In view of the aforesaid, Rule, returnable on 23rd April 2010. The ad interim relief granted earlier is hereby confirmed.



This Court has issued Rule, returnable on 23/4/2010 and interim relief granted earlier is confirmed by this Court. Now applicant wants to vacate such confirmed interim relief by way of present application. The averment, which has been made by applicant in present application as if that present application is not merely an application for vacating interim order but it is an Appeal challenging order passed by this Court dated 26/2/2010. Such averment are not proper when application for vacating interim relief as preferred by respective parties. However, this Court has confirmed interim relief granted earlier after giving reasonable opportunity of hearing to learned advocate Mr. Shah. In such circumstances, applicant is having alternative remedy to approach by way of filing LPA before Division Bench of this Court. Instead of that, present application is filed with a prayer to vacate confirmed interim relief which order has been passed by this Court after hearing learned advocate Mr. NJ Shah.

Therefore,at this stage, it is very difficult for this Court to entertain such application made by applicant because if this Court required to vacate confirmed interim relief, then this Court must have to examine merits of matter which amounts to almost final hearing of matter. So, without examining matter finally this Court can not grant relief which is prayed by applicant in present application.
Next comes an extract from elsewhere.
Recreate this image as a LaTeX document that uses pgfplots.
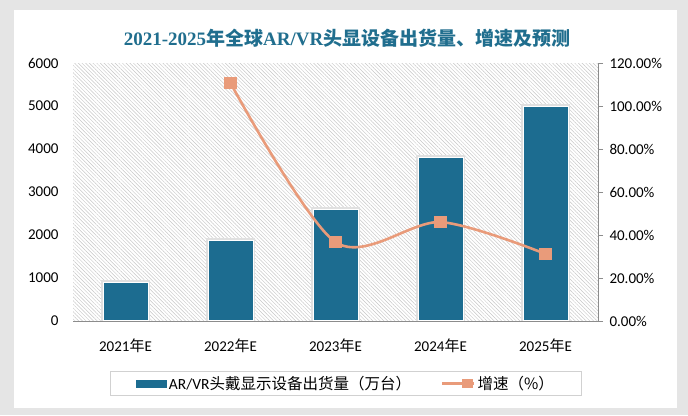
\documentclass[border=0pt]{standalone}
\usepackage{pgfplots}
\pgfplotsset{compat=1.18}
\usetikzlibrary{patterns.meta}
\usepackage{fontspec}
\setmainfont{Carlito}
\newfontfamily\cjk{Noto Sans CJK SC}
\newfontfamily\tser{Liberation Serif}
\definecolor{barblue}{RGB}{28,108,144}
\definecolor{lineorange}{RGB}{233,155,122}
\definecolor{titleblue}{RGB}{32,110,142}
\definecolor{axisgray}{RGB}{140,140,140}
\begin{document}
\begin{tikzpicture}
\useasboundingbox (0pt,0pt) rectangle (688pt,415pt);
\fill[black!10] (0pt,0pt) rectangle (688pt,415pt);
\fill[white] (14pt,7pt) rectangle (677pt,405pt);
\node[font=\bfseries\fontsize{19}{21}\selectfont, text=titleblue] at (347pt,377pt)
  {{\tser 2021-2025}{\cjk 年全球}{\tser AR/VR}{\cjk 头显设备出货量、增速及预测}};

% bars: shipments (10k units)
\begin{axis}[
  at={(73pt,94pt)}, anchor=south west,
  scale only axis, width=525pt, height=258pt,
  xmin=-0.5, xmax=4.5, ymin=0, ymax=6000,
  ytick={0,1000,...,6000},
  xtick={0,...,4},
  xticklabels={2021{\cjk 年}E,2022{\cjk 年}E,2023{\cjk 年}E,2024{\cjk 年}E,2025{\cjk 年}E},
  axis x line*=bottom, axis y line*=left,
  x axis line style={draw=axisgray, line width=0.8pt, -},
  y axis line style={draw=none},
  major tick length=0pt,
  tick label style={font=\fontsize{15}{17}\selectfont},
  yticklabel style={xshift=-11pt},
  xticklabel style={yshift=-14pt},
  /pgf/number format/assume math mode=true,
  scaled y ticks=false,
  yticklabel={\pgfmathprintnumber[fixed,set thousands separator={}]{\tick}},
  axis background/.style={pattern={Lines[angle=-45,distance=2.6pt,line width=0.45pt]}, pattern color=black!22},
  ybar, bar width=45pt,
]
\addplot[fill=barblue, draw=white, line width=1pt,
  preaction={draw=black!12, line width=4.5pt}]
  coordinates {(0,900) (1,1880) (2,2600) (3,3800) (4,5000)};
\end{axis}

% line: growth rate
\begin{axis}[
  at={(73pt,94pt)}, anchor=south west,
  scale only axis, width=525pt, height=258pt,
  xmin=-0.5, xmax=4.5, ymin=0, ymax=120,
  ytick={0,20,...,120},
  axis y line*=right, axis x line=none,
  y axis line style={draw=axisgray, line width=0.8pt, -},
  ytick style={draw=axisgray, line width=0.8pt},
  tick align=outside, major tick length=5pt,
  tick label style={font=\fontsize{15}{17}\selectfont},
  yticklabel style={xshift=3pt},
  /pgf/number format/assume math mode=true,
  yticklabel={\pgfmathprintnumber[fixed,fixed zerofill,precision=2]{\tick}\%},
  legend style={at={(0.52,-0.242)}, anchor=center, draw=black!18, line width=0.8pt,
    font=\fontsize{15.5}{17}\selectfont, inner xsep=26pt, inner ysep=3pt,
    /tikz/every even column/.append style={column sep=28pt}},
  legend columns=2,
]
\addplot[forget plot, smooth, color=lineorange, line width=2.6pt, mark=square*, mark size=5pt]
  coordinates {(1,110.7) (2,36.7) (3,46.0) (4,31.2)};
\addlegendimage{legend image code/.code={\fill[barblue] (0pt,-3.5pt) rectangle (30pt,3.5pt);}}
\addlegendimage{legend image code/.code={\draw[lineorange, line width=2.6pt] (0pt,0pt) -- (32pt,0pt); \fill[lineorange] (20pt,-4pt) rectangle (30pt,4pt);}}
\legend{{AR/VR\cjk 头戴显示设备出货量（万台）},{\cjk 增速（\%）}}
\end{axis}
\end{tikzpicture}
\end{document}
According to my opinion, this application, at this stage, is not entertained by this Court. However, it is open for applicant if they so desire to challenge order passed by this Court on 26/2/2010 by way of filing LPA before Division Bench of this Court. Therefore, only on this ground, this application is not entertained by this Court as petitioner is having alternative effective remedy to challenge such order dated 26/2/2010.

Therefore,present application is disposed of by this Court without expressing any opinion on merits.